The ego will demand many answers that cannot be given. It
will ask: if God is Love, why is there so much pain and suffering in the world?
How could a part of perfect Oneness be separate from Itself? How can
individuals exist? Though these are in the form of questions, they are really
statements, actually one statement: I
believe the ego, separation and individual consciousness are real, and I want
you to explain how they happened.
The seeming question is an attempt to seduce us into the
questioner’s web of separation. To attempt to answer the question, affirms the
underlying statement. The only way to truly answer the question is to come from
love. That means not letting the obvious differences in form keep us from
experiencing the less obvious oneness of content—either a call for love or an
expression of love.
Underlying the ego’s questions, doubts, fears and constant
shrieking is a call for love, a fervent plea: ‘Please help me realize that the
separation is not real and I am wrong.
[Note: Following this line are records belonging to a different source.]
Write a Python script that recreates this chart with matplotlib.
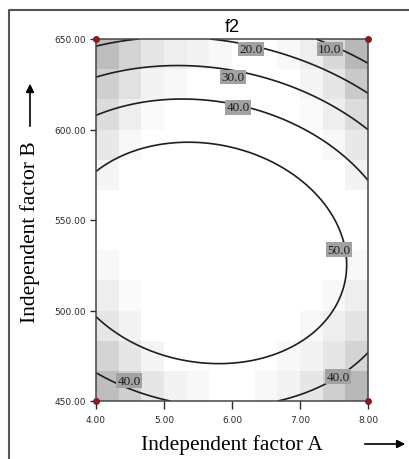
import matplotlib
matplotlib.use('Agg')
import matplotlib.pyplot as plt
from matplotlib.lines import Line2D
from matplotlib.patches import FancyArrowPatch
import numpy as np

# factor ranges and ticks
a_ticks = [4.0, 5.0, 6.0, 7.0, 8.0]
b_ticks = [450.0, 500.0, 550.0, 600.0, 650.0]
levels = [10.0, 20.0, 30.0, 40.0, 50.0]

# quadratic model of f2 in coded units (u=(A-6)/2, v=(B-550)/100)
b0, bA, bB, bAB, bAA, bBB = 59.2, -4.75, -11.3, -3.6, -9.8, -29.0

# design points (corners)
design_a = [4.0, 8.0, 4.0, 8.0]
design_b = [450.0, 450.0, 650.0, 650.0]

# contour labels: (level, A, B)
label_level = [10.0, 20.0, 30.0, 40.0, 50.0, 40.0, 40.0]
label_a = [7.44, 6.28, 6.01, 6.09, 7.57, 4.49, 7.56]
label_b = [644.5, 644.5, 629.0, 612.4, 533.7, 461.3, 463.5]

# background gray shading (darkness), rows from top (B=650) down
shade = np.array([
    [0.26, 0.17, 0.10, 0.07, 0.05, 0.03, 0.00, 0.00, 0.03, 0.07, 0.15, 0.28],
    [0.19, 0.12, 0.05, 0.03, 0.00, 0.00, 0.00, 0.00, 0.00, 0.04, 0.10, 0.21],
    [0.14, 0.07, 0.02, 0.00, 0.00, 0.00, 0.00, 0.00, 0.00, 0.02, 0.07, 0.14],
    [0.09, 0.03, 0.00, 0.00, 0.00, 0.00, 0.00, 0.00, 0.00, 0.00, 0.03, 0.09],
    [0.04, 0.00, 0.00, 0.00, 0.00, 0.00, 0.00, 0.00, 0.00, 0.00, 0.00, 0.05],
    [0.00, 0.00, 0.00, 0.00, 0.00, 0.00, 0.00, 0.00, 0.00, 0.00, 0.00, 0.00],
    [0.00, 0.00, 0.00, 0.00, 0.00, 0.00, 0.00, 0.00, 0.00, 0.00, 0.00, 0.00],
    [0.03, 0.00, 0.00, 0.00, 0.00, 0.00, 0.00, 0.00, 0.00, 0.00, 0.00, 0.03],
    [0.07, 0.02, 0.00, 0.00, 0.00, 0.00, 0.00, 0.00, 0.00, 0.00, 0.03, 0.07],
    [0.10, 0.05, 0.00, 0.00, 0.00, 0.00, 0.00, 0.00, 0.00, 0.03, 0.07, 0.11],
    [0.17, 0.10, 0.04, 0.00, 0.00, 0.00, 0.00, 0.00, 0.03, 0.05, 0.10, 0.17],
    [0.26, 0.19, 0.10, 0.05, 0.03, 0.00, 0.00, 0.03, 0.05, 0.10, 0.19, 0.28],
])

fig = plt.figure(figsize=(4.09, 4.60), dpi=100)
W, H = 409.0, 460.0
ax = fig.add_axes([96 / W, 1 - 402 / H, 272 / W, 362 / H])

# shading
a_edges = np.linspace(4, 8, shade.shape[1] + 1)
b_edges = np.linspace(650, 450, shade.shape[0] + 1)
ax.pcolormesh(a_edges, b_edges, shade, cmap='gray_r', vmin=0, vmax=1, shading='flat', zorder=0)

# model surface
A = np.linspace(4, 8, 300)
B = np.linspace(450, 650, 300)
AA, BB = np.meshgrid(A, B)
u = (AA - 6) / 2
v = (BB - 550) / 100
Z = b0 + bA * u + bB * v + bAB * u * v + bAA * u ** 2 + bBB * v ** 2

ax.contour(AA, BB, Z, levels=levels, colors='#1e1e1e', linewidths=1.2, zorder=2)
for lv, la, lb in zip(label_level, label_a, label_b):
    ax.text(la, lb, '%.1f' % lv, ha='center', va='center', fontsize=9.5,
            family='Liberation Serif', color='#1e1e1e', zorder=4,
            bbox=dict(facecolor='#a2a2a2', edgecolor='none', pad=1.0))

ax.scatter(design_a, design_b, s=16, marker='o', color='#8a1c24', zorder=5, clip_on=False)

ax.set_xlim(4, 8)
ax.set_ylim(450, 650)
ax.set_xticks(a_ticks)
ax.set_yticks(b_ticks)
ax.set_xticklabels(['%.2f' % a for a in a_ticks])
ax.set_yticklabels(['%.2f' % b for b in b_ticks])
ax.tick_params(direction='out', width=1, colors='#2a2a2a', labelsize=6.5)
ax.tick_params(axis='x', length=6, pad=4)
ax.tick_params(axis='y', length=4, pad=3)
for sp in ax.spines.values():
    sp.set_color('#444444')
    sp.set_linewidth(1.1)

ax.set_title('f2', fontsize=13, family='Liberation Sans', pad=6)
ax.set_xlabel('Independent factor A', fontsize=15.5, family='Liberation Serif', labelpad=7)
ax.set_ylabel('Independent factor B', fontsize=15.5, family='Liberation Serif', va='center')
ax.yaxis.set_label_coords(-0.243, 0.47)

# arrows next to axis titles
fig.add_artist(FancyArrowPatch((30 / W, 1 - 130 / H), (30 / W, 1 - 82 / H),
                               transform=fig.transFigure, arrowstyle='-|>',
                               mutation_scale=12, color='black', lw=1.2))
fig.add_artist(FancyArrowPatch((362 / W, 1 - 445 / H), (408 / W, 1 - 445 / H),
                               transform=fig.transFigure, arrowstyle='-|>',
                               mutation_scale=12, color='black', lw=1.2))

# outer frame
fig.add_artist(Line2D([9 / W, 9 / W, 1.0], [0.0, 1 - 11 / H, 1 - 11 / H],
                      transform=fig.transFigure, color='#555555', lw=1.5))

fig.savefig('out.png', dpi=100)
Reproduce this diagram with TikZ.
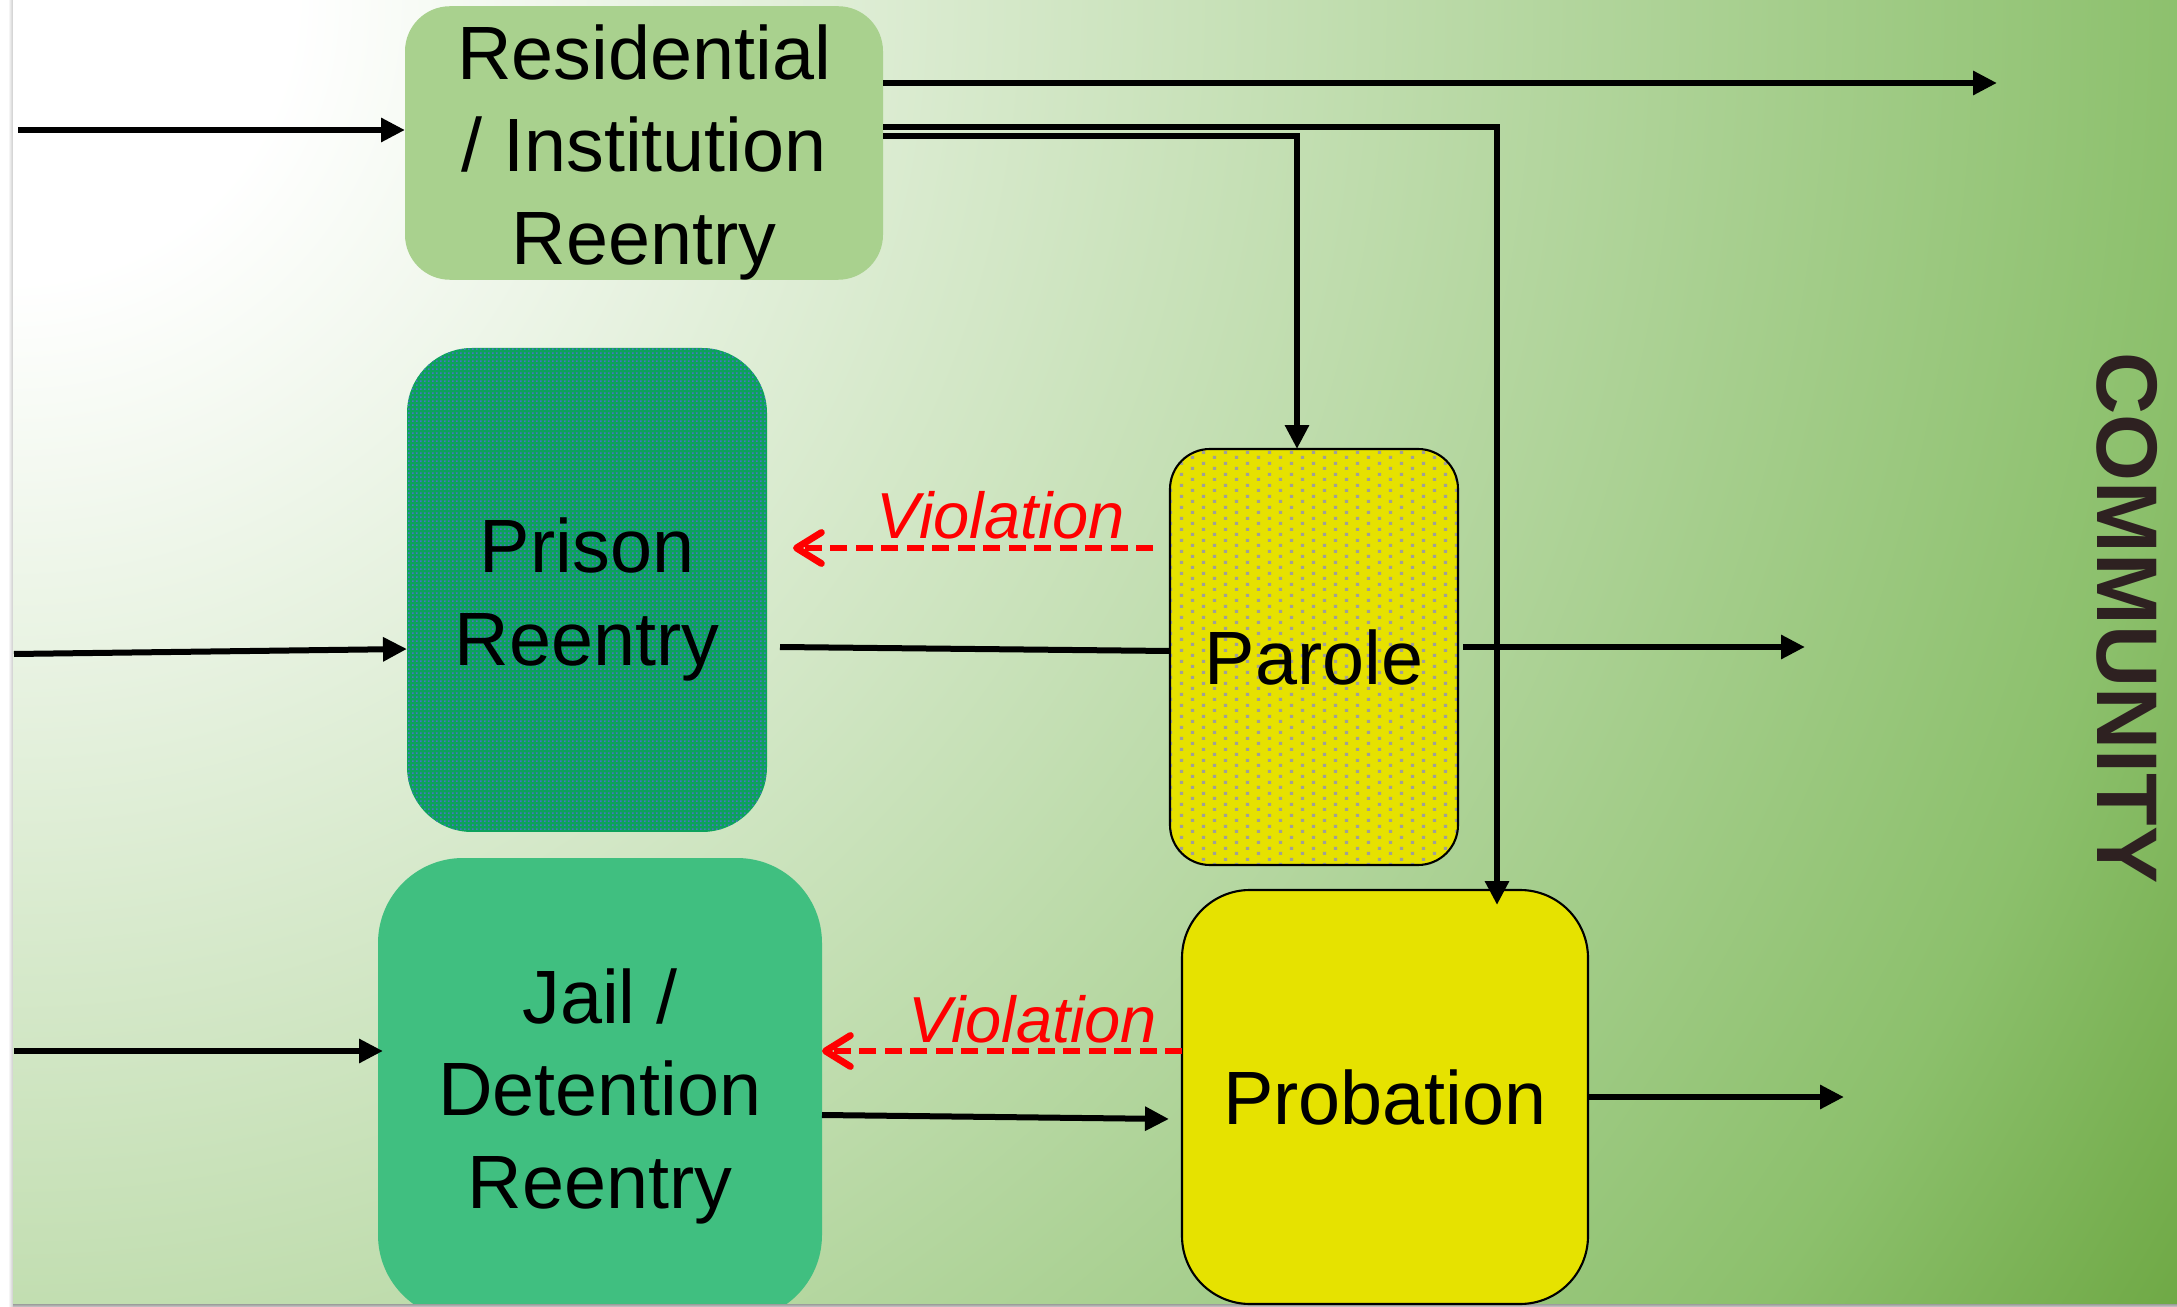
\documentclass[tikz,border=0pt]{standalone}
\usepackage{fontspec}
\setmainfont{Liberation Sans}
\usetikzlibrary{arrows.meta,calc,patterns.meta}

% palette
\definecolor{bgA}{RGB}{255,255,255}
\definecolor{bgB}{RGB}{194,222,177}
\definecolor{bgC}{RGB}{140,192,108}
\definecolor{bgD}{RGB}{110,168,68}
\definecolor{resfill}{RGB}{169,209,142}
\definecolor{prisonfill}{RGB}{12,162,92}
\definecolor{prisondot}{RGB}{72,118,196}
\definecolor{parolefill}{RGB}{230,225,0}
\definecolor{paroledot}{RGB}{160,160,150}
\definecolor{jailfill}{RGB}{64,191,128}
\definecolor{probfill}{RGB}{230,226,0}
\definecolor{violred}{RGB}{255,0,0}
\definecolor{commtext}{RGB}{46,33,33}

% slide backdrop: radial fade from the top-left corner
\pgfdeclareradialshading{slidebg}{\pgfpointorigin}{color(0mm)=(bgA); color(28mm)=(bgA); color(130mm)=(bgB); color(218mm)=(bgC); color(254mm)=(bgD)}

% staggered grey dots for the parole box
\tikzdeclarepattern{
  name=paroledots, type=uncolored,
  bounding box={(0mm,0mm) and (2.2mm,1.1mm)},
  tile size={(2.2mm,1.1mm)},
  code={
    \pgfpathrectangle{\pgfpoint{0.4mm}{0.125mm}}{\pgfpoint{0.32mm}{0.32mm}}
    \pgfpathrectangle{\pgfpoint{1.5mm}{0.675mm}}{\pgfpoint{0.32mm}{0.32mm}}
    \pgfusepath{fill}
  }
}
% fine dot texture for the prison box
\tikzdeclarepattern{
  name=prisondots, type=uncolored,
  bounding box={(0mm,0mm) and (0.4mm,0.4mm)},
  tile size={(0.4mm,0.4mm)},
  code={
    \pgfpathrectangle{\pgfpoint{0.12mm}{0.12mm}}{\pgfpoint{0.14mm}{0.14mm}}
    \pgfusepath{fill}
  }
}

\tikzset{
  panel/.style={rounded corners=#1, inner sep=0pt, outer sep=0pt, align=center,
    font=\fontsize{21.5pt}{26.3pt}\selectfont, text=black},
  flow/.style={line width=0.6mm, -{Triangle[length=2.4mm,width=2.3mm]}},
  plainflow/.style={line width=0.6mm},
  viol/.style={draw=violred, line width=0.68mm, dash pattern=on 1.7mm off 0.85mm,
    -{Straight Barb[length=2.5mm,width=3.1mm,round]}},
  viollabel/.style={text=violred, font=\fontsize{18.5pt}{22pt}\selectfont\itshape,
    inner sep=0pt, anchor=base},
}

\begin{document}
\begin{tikzpicture}[x=0.1mm, y=-0.1mm]
\useasboundingbox (0,0) rectangle (2177,1307);
\fill[white] (0,0) rectangle (2177,1307);
% page shadow
\shade[left color=white, right color=black!20] (8,0) rectangle (13,1307);
\shade[top color=black!45, bottom color=black!20] (13,1303) rectangle (2177,1307);

\begin{scope}
  \clip (13,0) rectangle (2177,1303);
  \node[inner sep=0pt, outer sep=0pt] (backdrop) at (13,0) {\pgfuseshading{slidebg}};
  \node[panel=8.5mm, fill=jailfill, minimum width=44.4mm, minimum height=46.2mm]
    (jail) at (600,1089) {\rule{0pt}{6.9mm}Jail /\\Detention\\Reentry};
\end{scope}

% boxes
\node[panel=4.5mm, fill=resfill, minimum width=47.8mm, minimum height=27.2mm]
  (res) at (644,143) {\rule{0pt}{7.3mm}Residential\\/ Institution\\Reentry};
\node[panel=6.5mm, minimum width=36mm, minimum height=48.4mm,
  preaction={fill=prisonfill}, preaction={pattern=prisondots, pattern color=prisondot}]
  (prison) at (587,590) {\rule{0pt}{7.4mm}Prison\\Reentry};
\node[panel=4mm, minimum width=28.8mm, minimum height=41.6mm, draw=black, line width=0.6pt,
  preaction={fill=parolefill}, preaction={pattern=paroledots, pattern color=paroledot}]
  (parole) at (1314,657) {Parole};
\node[panel=6.8mm, fill=probfill, draw=black, line width=0.6pt,
  minimum width=40.6mm, minimum height=41.4mm]
  (prob) at (1385,1097) {Probation};

% side label
\node[rotate=-90, text=commtext, font=\fontsize{24.5pt}{28pt}\selectfont\bfseries,
  inner sep=0pt] (comm) at (2127,618) {COMMUNITY};

% entry arrows from the left
\coordinate (inA) at (18,130);
\coordinate (inB) at (14,654);
\coordinate (inC) at (14,1051);
\draw[flow] (inA) -- (inA -| res.west);
\draw[flow] (inB) -- ($(prison.west)+(0,59)$);
\draw[flow] (inC) -- ($(jail.west)+(5,-38)$);

% residential exits
\coordinate (topend) at (1997,83);
\coordinate (rpbend) at (1297,136);
\coordinate (rqbend) at (1497,127);
\draw[flow] (topend -| res.east) -- (topend);
\draw[flow] (rpbend -| res.east) -- (rpbend) -- (rpbend |- parole.north);
\draw[flow] (rqbend -| res.east) -- (rqbend) -- ($(rqbend |- prob.north)+(0,15)$);

% prison / jail to supervision
\draw[plainflow] ($(prison.east)+(13,57)$) -- ($(parole.west)+(0,-6)$);
\draw[flow] ($(jail.east)+(0,26)$) -- ($(prob.west)+(-13,22)$);

% violations back to custody
\draw[viol] ($(parole.west)+(-17,-109)$) -- ($(prison.east)+(26,-42)$);
\draw[viol] ($(prob.west)+(0,-46)$) -- ($(jail.east)+(0,-38)$);
\node[viollabel] (v1) at (1001,538) {Violation};
\node[viollabel] (v2) at (1033,1042) {Violation};

% exits into the community
\coordinate (outPa) at (1805,647);
\coordinate (outPb) at (1844,1097);
\draw[flow] ($(parole.east)+(5,-10)$) -- (outPa);
\draw[flow] (prob.east) -- (outPb);
\end{tikzpicture}
\end{document}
Help me shift and choose again.’ The
only way I can hear this call for love and respond appropriately, in a way the
questioner can hear and accept, is if I realize I am and want to be an
expression of love and want to answer without judgment, fear, anger or
impatience, as love would answer.
“The ego may ask,” The
Course says, “‘How did the impossible occur?’, ‘To what did the impossible
happen?’ and may ask this in many forms. Yet there is no answer; only an experience.
Seek only this and do not let theology delay you.”